>> begin DATA EXCERPT
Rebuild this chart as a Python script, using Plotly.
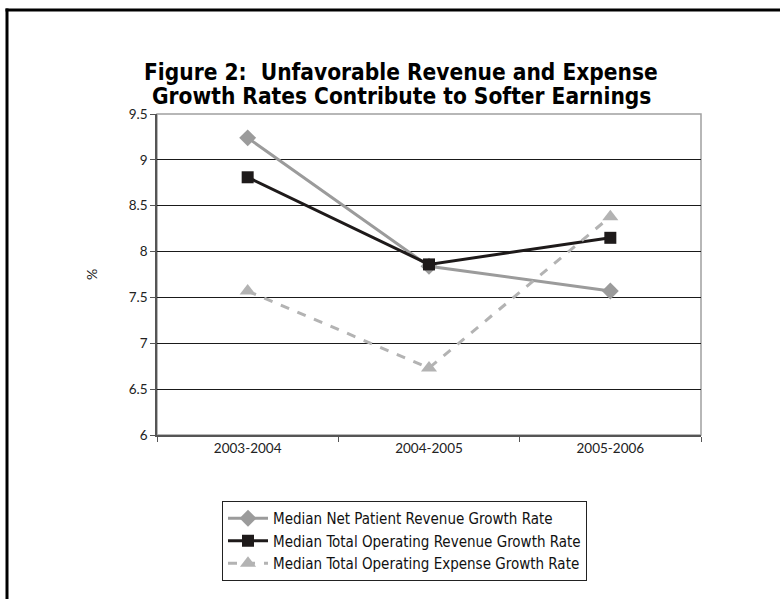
import plotly.graph_objects as go

categories = ["2003-2004", "2004-2005", "2005-2006"]
net_patient = [9.24, 7.84, 7.57]
total_op_rev = [8.81, 7.86, 8.15]
total_op_exp = [7.57, 6.73, 8.38]
y_ticks = [6, 6.5, 7, 7.5, 8, 8.5, 9, 9.5]
y_tick_labels = ["6", "6.5", "7", "7.5", "8", "8.5", "9", "9.5"]
title_lines = ["Figure 2:  Unfavorable Revenue and Expense",
               "Growth Rates Contribute to Softer Earnings"]

W, H = 780, 599
L, R, T, B = 157, 701, 114, 435
NARROW = "DejaVu Sans Condensed, Liberation Sans Narrow, Arial Narrow, sans-serif"
TICKF = "Lato, Liberation Sans, sans-serif"

fig = go.Figure()
fig.add_trace(go.Scatter(
    x=categories, y=net_patient, name="Median Net Patient Revenue Growth Rate",
    mode="lines+markers", line=dict(color="#9b9b9b", width=3),
    marker=dict(symbol="diamond", size=13, color="#9b9b9b")))
fig.add_trace(go.Scatter(
    x=categories, y=total_op_rev, name="Median Total Operating Revenue Growth Rate",
    mode="lines+markers", line=dict(color="#1e1a1a", width=3),
    marker=dict(symbol="square", size=12, color="#1e1a1a")))
fig.add_trace(go.Scatter(
    x=categories, y=total_op_exp, name="Median Total Operating Expense Growth Rate",
    mode="lines+markers", line=dict(color="#b3b3b3", width=3, dash="dash"),
    marker=dict(symbol="triangle-up", size=14, color="#b3b3b3")))

def px_x(p):
    return (p - L) / (R - L)

def px_y(p):
    return (B - p) / (B - T)

shapes = [
    dict(type="rect", xref="x domain", yref="y domain", x0=0, x1=1, y0=0, y1=1,
         line=dict(color="#a0a0a0", width=1.5), layer="below"),
    dict(type="line", xref="paper", yref="paper", x0=px_x(5.5), x1=px_x(781),
         y0=px_y(10), y1=px_y(10), line=dict(color="black", width=3)),
    dict(type="line", xref="paper", yref="paper", x0=px_x(7), x1=px_x(7),
         y0=px_y(8.5), y1=px_y(600), line=dict(color="black", width=3)),
]

annotations = [
    dict(text=title_lines[0], xref="paper", yref="paper", x=px_x(401), y=px_y(72),
         xanchor="center", yanchor="middle", showarrow=False,
         font=dict(family=NARROW, size=22.5, color="black", weight="bold")),
    dict(text=title_lines[1], xref="paper", yref="paper", x=px_x(401), y=px_y(96),
         xanchor="center", yanchor="middle", showarrow=False,
         font=dict(family=NARROW, size=22.5, color="black", weight="bold")),
]

fig.update_layout(
    width=W, height=H,
    margin=dict(l=L, r=W - R, t=T, b=H - B),
    paper_bgcolor="white", plot_bgcolor="white",
    font=dict(family=TICKF, color="#222"),
    showlegend=True,
    legend=dict(x=px_x(222), y=px_y(501), xanchor="left", yanchor="top",
                bordercolor="#222", borderwidth=1, bgcolor="white",
                font=dict(family=NARROW, size=15, color="#111"),
                tracegroupgap=0, itemwidth=40),
    shapes=shapes,
    annotations=annotations,
    xaxis=dict(type="category", range=[-0.5, 2.5], showgrid=False,
               ticks="outside", tickson="boundaries", ticklen=5, tickcolor="#555",
               showline=True, linecolor="#555", linewidth=1.5,
               tickfont=dict(family=TICKF, size=13.5, color="#222"), zeroline=False),
    yaxis=dict(range=[6, 9.5], tickvals=y_ticks, ticktext=y_tick_labels,
               showgrid=True, gridcolor="#1a1a1a", gridwidth=1,
               ticks="outside", ticklen=5, tickcolor="#555",
               showline=True, linecolor="#555", linewidth=1.5,
               tickfont=dict(family=TICKF, size=13.5, color="#222"), zeroline=False,
               title=dict(text="%", font=dict(family=TICKF, size=14, color="#222"), standoff=28)),
)

fig.write_html("out.html", config={"displayModeBar": False},
               post_script="document.body.style.margin='0';document.body.style.overflow='hidden';")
>> end DATA EXCERPT
- _GOAL_: Pictures are excluded; copy all other data exactly as shown.

- _RESULT OF THIS EXERCISE_:
Rebuild this chart as a Python script, using Plotly.
import plotly.graph_objects as go

categories = ["2003-2004", "2004-2005", "2005-2006"]
net_patient = [9.24, 7.84, 7.57]
total_op_rev = [8.81, 7.86, 8.15]
total_op_exp = [7.57, 6.73, 8.38]
y_ticks = [6, 6.5, 7, 7.5, 8, 8.5, 9, 9.5]
y_tick_labels = ["6", "6.5", "7", "7.5", "8", "8.5", "9", "9.5"]
title_lines = ["Figure 2:  Unfavorable Revenue and Expense",
               "Growth Rates Contribute to Softer Earnings"]

W, H = 780, 599
L, R, T, B = 157, 701, 114, 435
NARROW = "DejaVu Sans Condensed, Liberation Sans Narrow, Arial Narrow, sans-serif"
TICKF = "Lato, Liberation Sans, sans-serif"

fig = go.Figure()
fig.add_trace(go.Scatter(
    x=categories, y=net_patient, name="Median Net Patient Revenue Growth Rate",
    mode="lines+markers", line=dict(color="#9b9b9b", width=3),
    marker=dict(symbol="diamond", size=13, color="#9b9b9b")))
fig.add_trace(go.Scatter(
    x=categories, y=total_op_rev, name="Median Total Operating Revenue Growth Rate",
    mode="lines+markers", line=dict(color="#1e1a1a", width=3),
    marker=dict(symbol="square", size=12, color="#1e1a1a")))
fig.add_trace(go.Scatter(
    x=categories, y=total_op_exp, name="Median Total Operating Expense Growth Rate",
    mode="lines+markers", line=dict(color="#b3b3b3", width=3, dash="dash"),
    marker=dict(symbol="triangle-up", size=14, color="#b3b3b3")))

def px_x(p):
    return (p - L) / (R - L)

def px_y(p):
    return (B - p) / (B - T)

shapes = [
    dict(type="rect", xref="x domain", yref="y domain", x0=0, x1=1, y0=0, y1=1,
         line=dict(color="#a0a0a0", width=1.5), layer="below"),
    dict(type="line", xref="paper", yref="paper", x0=px_x(5.5), x1=px_x(781),
         y0=px_y(10), y1=px_y(10), line=dict(color="black", width=3)),
    dict(type="line", xref="paper", yref="paper", x0=px_x(7), x1=px_x(7),
         y0=px_y(8.5), y1=px_y(600), line=dict(color="black", width=3)),
]

annotations = [
    dict(text=title_lines[0], xref="paper", yref="paper", x=px_x(401), y=px_y(72),
         xanchor="center", yanchor="middle", showarrow=False,
         font=dict(family=NARROW, size=22.5, color="black", weight="bold")),
    dict(text=title_lines[1], xref="paper", yref="paper", x=px_x(401), y=px_y(96),
         xanchor="center", yanchor="middle", showarrow=False,
         font=dict(family=NARROW, size=22.5, color="black", weight="bold")),
]

fig.update_layout(
    width=W, height=H,
    margin=dict(l=L, r=W - R, t=T, b=H - B),
    paper_bgcolor="white", plot_bgcolor="white",
    font=dict(family=TICKF, color="#222"),
    showlegend=True,
    legend=dict(x=px_x(222), y=px_y(501), xanchor="left", yanchor="top",
                bordercolor="#222", borderwidth=1, bgcolor="white",
                font=dict(family=NARROW, size=15, color="#111"),
                tracegroupgap=0, itemwidth=40),
    shapes=shapes,
    annotations=annotations,
    xaxis=dict(type="category", range=[-0.5, 2.5], showgrid=False,
               ticks="outside", tickson="boundaries", ticklen=5, tickcolor="#555",
               showline=True, linecolor="#555", linewidth=1.5,
               tickfont=dict(family=TICKF, size=13.5, color="#222"), zeroline=False),
    yaxis=dict(range=[6, 9.5], tickvals=y_ticks, ticktext=y_tick_labels,
               showgrid=True, gridcolor="#1a1a1a", gridwidth=1,
               ticks="outside", ticklen=5, tickcolor="#555",
               showline=True, linecolor="#555", linewidth=1.5,
               tickfont=dict(family=TICKF, size=13.5, color="#222"), zeroline=False,
               title=dict(text="%", font=dict(family=TICKF, size=14, color="#222"), standoff=28)),
)

fig.write_html("out.html", config={"displayModeBar": False},
               post_script="document.body.style.margin='0';document.body.style.overflow='hidden';")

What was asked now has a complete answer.